::: Material provided

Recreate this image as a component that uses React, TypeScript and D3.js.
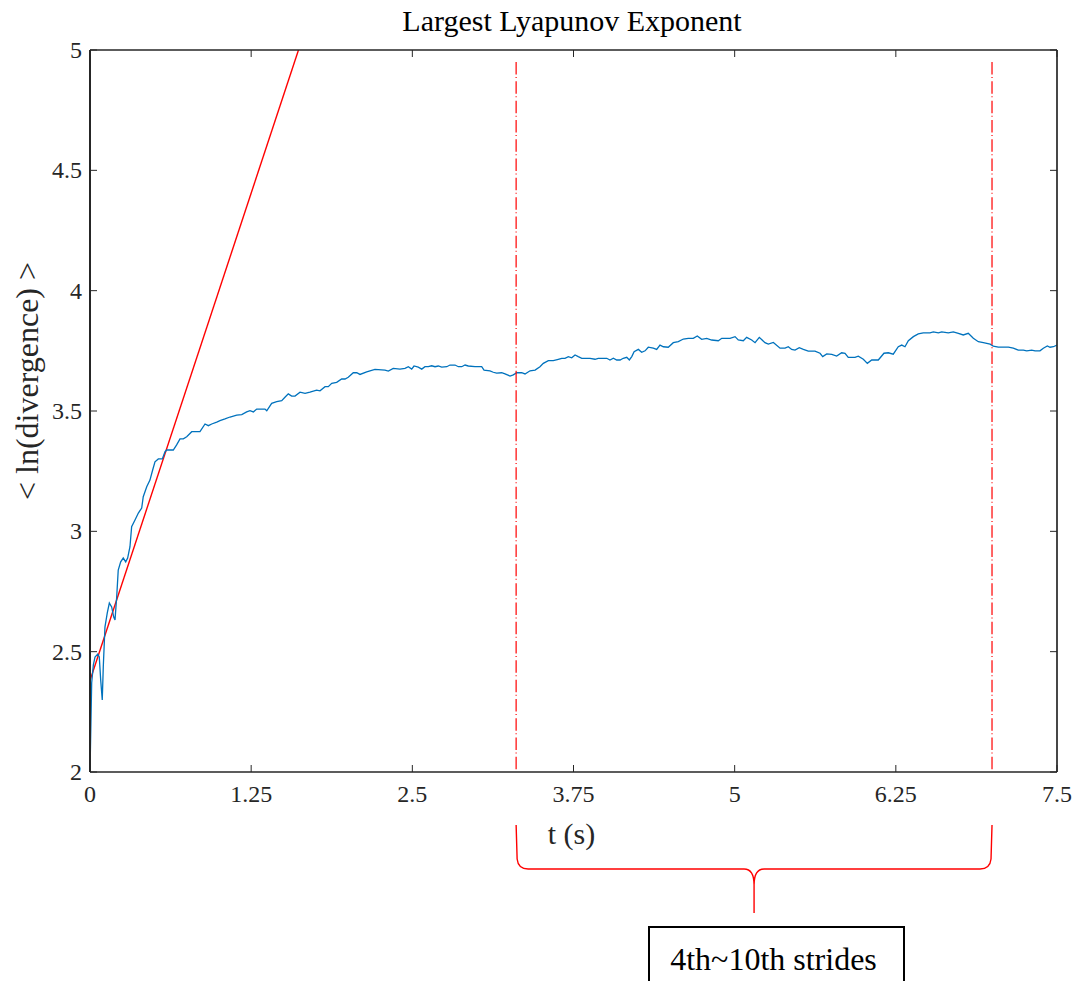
import React from "react";
import * as d3 from "d3";

// Mean log divergence curve (time in seconds, <ln(divergence)>)
const timeS = [
  0, 0.013, 0.026, 0.039, 0.06, 0.072, 0.083, 0.095, 0.103, 0.116, 0.134, 0.15, 0.168, 0.184, 0.194,
  0.207, 0.219, 0.238, 0.258, 0.277, 0.292, 0.31, 0.323, 0.349, 0.375, 0.401, 0.413, 0.44, 0.465,
  0.486, 0.504, 0.53, 0.561, 0.582, 0.595, 0.646, 0.672, 0.698, 0.724, 0.75, 0.789, 0.853, 0.892,
  0.918, 0.944, 0.983, 1.008, 1.047, 1.086, 1.138, 1.177, 1.215, 1.241, 1.267, 1.293, 1.357, 1.371,
  1.409, 1.448, 1.487, 1.512, 1.538, 1.564, 1.59, 1.629, 1.668, 1.706, 1.758, 1.784, 1.823, 1.848,
  1.875, 1.913, 1.952, 1.978, 2.003, 2.042, 2.069, 2.094, 2.146, 2.21, 2.288, 2.314, 2.352, 2.404,
  2.443, 2.469, 2.495, 2.513, 2.546, 2.573, 2.598, 2.624, 2.65, 2.676, 2.701, 2.728, 2.767, 2.792,
  2.831, 2.857, 2.883, 2.909, 2.934, 2.986, 3.038, 3.056, 3.102, 3.128, 3.154, 3.193, 3.219, 3.258,
  3.283, 3.31, 3.348, 3.374, 3.413, 3.452, 3.49, 3.516, 3.555, 3.593, 3.632, 3.659, 3.684, 3.71,
  3.736, 3.762, 3.787, 3.814, 3.878, 3.917, 3.942, 4.008, 4.033, 4.059, 4.085, 4.111, 4.136, 4.163,
  4.183, 4.202, 4.22, 4.253, 4.279, 4.305, 4.33, 4.369, 4.395, 4.421, 4.447, 4.485, 4.524, 4.563,
  4.602, 4.64, 4.679, 4.71, 4.744, 4.783, 4.822, 4.873, 4.9, 4.964, 5.003, 5.028, 5.067, 5.093,
  5.132, 5.158, 5.191, 5.235, 5.261, 5.3, 5.352, 5.391, 5.416, 5.442, 5.468, 5.501, 5.533, 5.571,
  5.623, 5.662, 5.683, 5.714, 5.753, 5.791, 5.83, 5.856, 5.881, 5.933, 5.959, 5.998, 6.029, 6.063,
  6.114, 6.158, 6.192, 6.23, 6.269, 6.296, 6.321, 6.347, 6.386, 6.424, 6.463, 6.515, 6.541, 6.58,
  6.606, 6.657, 6.696, 6.735, 6.773, 6.812, 6.851, 6.89, 6.929, 6.981, 7.006, 7.045, 7.123, 7.161,
  7.2, 7.239, 7.265, 7.304, 7.33, 7.368, 7.394, 7.425, 7.446, 7.472, 7.5,
];

const lnDivergence = [
  2.0, 2.37, 2.445, 2.478, 2.49, 2.478, 2.382, 2.299, 2.436, 2.602, 2.661, 2.702, 2.686, 2.644, 2.632,
  2.727, 2.839, 2.873, 2.889, 2.873, 2.889, 2.936, 3.019, 3.047, 3.076, 3.097, 3.144, 3.185, 3.213,
  3.255, 3.289, 3.301, 3.301, 3.331, 3.338, 3.338, 3.359, 3.384, 3.384, 3.393, 3.414, 3.414, 3.446,
  3.439, 3.446, 3.454, 3.46, 3.467, 3.475, 3.483, 3.485, 3.496, 3.501, 3.496, 3.508, 3.508, 3.501,
  3.532, 3.539, 3.543, 3.557, 3.571, 3.562, 3.562, 3.578, 3.573, 3.578, 3.587, 3.584, 3.601, 3.601,
  3.615, 3.619, 3.633, 3.633, 3.64, 3.659, 3.659, 3.652, 3.663, 3.673, 3.67, 3.666, 3.677, 3.674,
  3.677, 3.684, 3.674, 3.687, 3.682, 3.674, 3.684, 3.684, 3.688, 3.684, 3.687, 3.682, 3.684, 3.691,
  3.691, 3.684, 3.684, 3.691, 3.687, 3.684, 3.684, 3.67, 3.667, 3.661, 3.657, 3.659, 3.654, 3.645,
  3.65, 3.659, 3.659, 3.654, 3.667, 3.67, 3.684, 3.698, 3.709, 3.709, 3.715, 3.719, 3.719, 3.726,
  3.721, 3.733, 3.726, 3.719, 3.719, 3.715, 3.719, 3.719, 3.712, 3.719, 3.712, 3.712, 3.719, 3.723,
  3.712, 3.726, 3.746, 3.756, 3.744, 3.75, 3.765, 3.761, 3.756, 3.774, 3.767, 3.765, 3.784, 3.788,
  3.799, 3.802, 3.802, 3.812, 3.798, 3.802, 3.795, 3.792, 3.802, 3.802, 3.809, 3.795, 3.792, 3.806,
  3.795, 3.784, 3.806, 3.784, 3.778, 3.785, 3.761, 3.761, 3.767, 3.756, 3.753, 3.763, 3.756, 3.749,
  3.749, 3.74, 3.726, 3.737, 3.735, 3.728, 3.742, 3.74, 3.723, 3.723, 3.728, 3.715, 3.698, 3.712,
  3.712, 3.74, 3.742, 3.736, 3.767, 3.774, 3.767, 3.792, 3.809, 3.82, 3.825, 3.825, 3.829, 3.825,
  3.829, 3.825, 3.829, 3.823, 3.816, 3.823, 3.802, 3.788, 3.784, 3.778, 3.77, 3.765, 3.765, 3.761,
  3.753, 3.753, 3.75, 3.753, 3.75, 3.75, 3.761, 3.77, 3.765, 3.767, 3.774,
];

// Linear fit of the initial divergence (start and end points)
const fitTime = [0, 1.617];
const fitValue = [2.38, 5.0];

// Window covering the 4th to 10th strides
const strideWindow = [3.305, 6.996];
const strideWindowTop = 4.95;
const strideLabel = "4th~10th strides";

const xTicks = [0, 1.25, 2.5, 3.75, 5, 6.25, 7.5];
const xTickLabels = ["0", "1.25", "2.5", "3.75", "5", "6.25", "7.5"];
const yTicks = [2, 2.5, 3, 3.5, 4, 4.5, 5];
const yTickLabels = ["2", "2.5", "3", "3.5", "4", "4.5", "5"];

const titleText = "Largest Lyapunov Exponent";
const xLabelText = "t (s)";
const yLabelText = "< ln(divergence) >";

const W = 1077;
const H = 981;
const L = 90;
const R = 1057;
const T = 50;
const B = 772;
const FONT = "'Liberation Serif', 'Times New Roman', serif";
const TICK = 7;

export default function App() {
  const x = d3.scaleLinear().domain([0, 7.5]).range([L, R]);
  const y = d3.scaleLinear().domain([2, 5]).range([B, T]);

  const pts: [number, number][] = timeS.map((t, i) => [t, lnDivergence[i]]);
  const line = d3
    .line<[number, number]>()
    .x((d) => x(d[0]))
    .y((d) => y(d[1]));

  const fitPts: [number, number][] = fitTime.map((t, i) => [t, fitValue[i]]);

  // Curly brace under the stride window
  const bl = x(strideWindow[0]);
  const br = x(strideWindow[1]);
  const bm = (bl + br) / 2;
  const bTop = 825;
  const bMid = 869;
  const bTip = 913;
  const r = 10;
  const bracePath = [
    `M${bl},${bTop}`,
    `L${bl + 1},${bMid - r}`,
    `Q${bl + 2},${bMid} ${bl + 12},${bMid}`,
    `L${bm - r},${bMid}`,
    `Q${bm},${bMid} ${bm},${bMid + 16}`,
    `L${bm},${bTip}`,
    `M${bm},${bMid + 16}`,
    `Q${bm},${bMid} ${bm + r},${bMid}`,
    `L${br - 12},${bMid}`,
    `Q${br - 2},${bMid} ${br - 1},${bMid - r}`,
    `L${br},${bTop}`,
  ].join(" ");

  const boxL = 649;
  const boxR = 904;
  const boxT = 927;

  const textStyle = { fontFamily: FONT };

  return (
    <svg
      width={W}
      height={H}
      style={{ position: "absolute", left: 0, top: 0, display: "block", background: "#fff" }}
    >
      <defs>
        <clipPath id="plot-clip">
          <rect x={L} y={T} width={R - L} height={B - T} />
        </clipPath>
      </defs>
      <rect x={0} y={0} width={W} height={H} fill="#fff" />

      {/* title */}
      <text x={572} y={31} textAnchor="middle" fontSize={30} fill="#000" style={textStyle}>
        {titleText}
      </text>

      {/* ticks on all four sides */}
      <g stroke="#262626" strokeWidth={1}>
        {xTicks.map((t) => (
          <g key={`xt${t}`}>
            <line x1={x(t)} x2={x(t)} y1={B} y2={B - TICK} />
            <line x1={x(t)} x2={x(t)} y1={T} y2={T + TICK} />
          </g>
        ))}
        {yTicks.map((v) => (
          <g key={`yt${v}`}>
            <line x1={L} x2={L + TICK} y1={y(v)} y2={y(v)} />
            <line x1={R} x2={R - TICK} y1={y(v)} y2={y(v)} />
          </g>
        ))}
      </g>

      {/* tick labels */}
      <g fontSize={24} fill="#262626" style={textStyle}>
        {xTicks.map((t, i) => (
          <text key={`xl${t}`} x={x(t)} y={802} textAnchor="middle" style={textStyle}>
            {xTickLabels[i]}
          </text>
        ))}
        {yTicks.map((v, i) => (
          <text key={`yl${v}`} x={82} y={y(v) + 8} textAnchor="end" style={textStyle}>
            {yTickLabels[i]}
          </text>
        ))}
      </g>

      {/* axis labels */}
      <text x={(L + R) / 2 - 2} y={844} textAnchor="middle" fontSize={30} fill="#262626" style={textStyle}>
        {xLabelText}
      </text>
      <text
        transform={`translate(38,381) rotate(-90)`}
        textAnchor="middle"
        fontSize={32}
        fill="#262626"
        style={textStyle}
      >
        {yLabelText}
      </text>

      {/* data */}
      <g clipPath="url(#plot-clip)">
        <path d={line(fitPts) ?? ""} fill="none" stroke="#ff0000" strokeWidth={1.4} />
        <path d={line(pts) ?? ""} fill="none" stroke="#0072BD" strokeWidth={1.3} />
      </g>

      {/* stride window markers */}
      {strideWindow.map((t) => (
        <line
          key={`sw${t}`}
          x1={x(t)}
          x2={x(t)}
          y1={y(strideWindowTop)}
          y2={y(2) - 2}
          stroke="#ff0000"
          strokeWidth={1.2}
          strokeDasharray="12.5,2.5,1,3.3"
        />
      ))}

      {/* axes box */}
      <g fill="none" stroke="#262626">
        <line x1={L} x2={R} y1={T} y2={T} strokeWidth={1.5} />
        <line x1={L} x2={R} y1={B} y2={B} strokeWidth={1.5} />
        <line x1={L} x2={L} y1={T} y2={B} strokeWidth={2} />
        <line x1={R} x2={R} y1={T} y2={B} strokeWidth={1.7} />
      </g>

      {/* brace and annotation box */}
      <path d={bracePath} fill="none" stroke="#ff0000" strokeWidth={1.4} />
      <rect
        x={boxL}
        y={boxT}
        width={boxR - boxL}
        height={80}
        fill="#fff"
        stroke="#000"
        strokeWidth={2}
      />
      <text x={(boxL + boxR) / 2 - 3} y={970} textAnchor="middle" fontSize={32} fill="#000" style={textStyle}>
        {strideLabel}
      </text>
    </svg>
  );
}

::::::

Your task is to collect every line above that contains the word "React".

Recreate this image as a component that uses React, TypeScript and D3.js.
import React from "react";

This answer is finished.